The 1849 map below shows the pub on the corner of Trafford Street and Deansgate. It's not called The Deansgate though. Nor is it called, heaven forfend, Galvin’s Irish Bar, as it was for about seven and half minutes a decade or so ago. No, it's The Crown, and that name is still proudly sported in terracotta over the main door. The exterior seems to date from a rebuild in the first half of the 20th century, I’m guessing the 1920s. (By the way, just to the south and adjacent to the Rochdale Canal there's a pub with a proper name called The Runcorn, Worsley and Wigan Boat House Public House.) 

1840 Map Showing The Deansgate Pub
The 1849 map showing the Deansgate as The Crown

Is The Deansgate actually closing for good?

Anyway, after tweeting about the shuttered up pub, the zany crazy world of social media went on the rampage, so I made a few calls. The good news, according to my sources, is the building, that is on a prime development site, will not be demolished. There will be no tower squeezed onto the site although there will be a tower squeezed onto the site next door and not one we like.

In fact, as I said, in 2020 about this new Deansgate tower: "The end use (of the tower) will be as a Staycity aparthotel containing 300 rooms. It will hang over the early twentieth century facades of the Deansgate pub like a bat. The tower images in the planning application are very dull. Beyond dull."

Dull, but thankfully not necessitating the demolition of the pub. The Deansgate is going to remain a boozer. Again, according to my sources, the pub has been acquired by Bury St Edmonds’ brewery and pub company Greene King which has a vast estate of 2,700 bars, pubs, restaurants and hotels. We are waiting for confirmation. Apparently, Greene King have big plans for the site but the key thing is it will be a pub.

2020 06 30 Aparthotel 2
The CGIs for the new tower clearly show the pub surviving

What is the future of The Deansgate?

Greene King has designs on the city centre.
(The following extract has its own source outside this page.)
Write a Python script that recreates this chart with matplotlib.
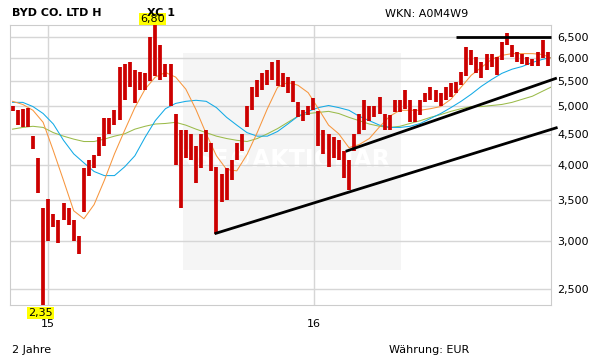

They have recently acquired Albert’s Chop House, Albert Square, and intend to turn it into: "The Fountain House, with the lower ground floor for premium gastro-pub dining, a charming pub experience on the ground floor and private dining and function space for weddings and meetings on the first floor."

The new name is a mystery, but at least the fine building of the Memorial Hall, 1861, is to be rescued and given life. The refurb is taking place now and the Fountain House will open in September. The pub will be run under one of the many Greene King "brands" in this case The Metropolitan Pub Company. Controversially, Greene King was bought by a Hong Kong company in 2019. 

Perhaps we can expect more of the same at The Deansgate. Whatever people may think of the operator, the very good news is the pub will stay and will continue to provide context and charm to the street scene at this end of Deansgate.

When I put up the tweet, some fine local and independent operators got in touch enquiring if they might take it on. That was encouraging. Well, folks, take a walk down Liverpool Road from The Deansgate to The Commercial Hotel. This is the oldest railway hotel in the world and it's mouldering a stone’s throw away from where The Factory will soon open along with a new entrance to the Science and Industry Museum Manchester. The Commercial Hotel is ripe for a good indie to open a pub, restaurant and small hotel. Let's save this one too.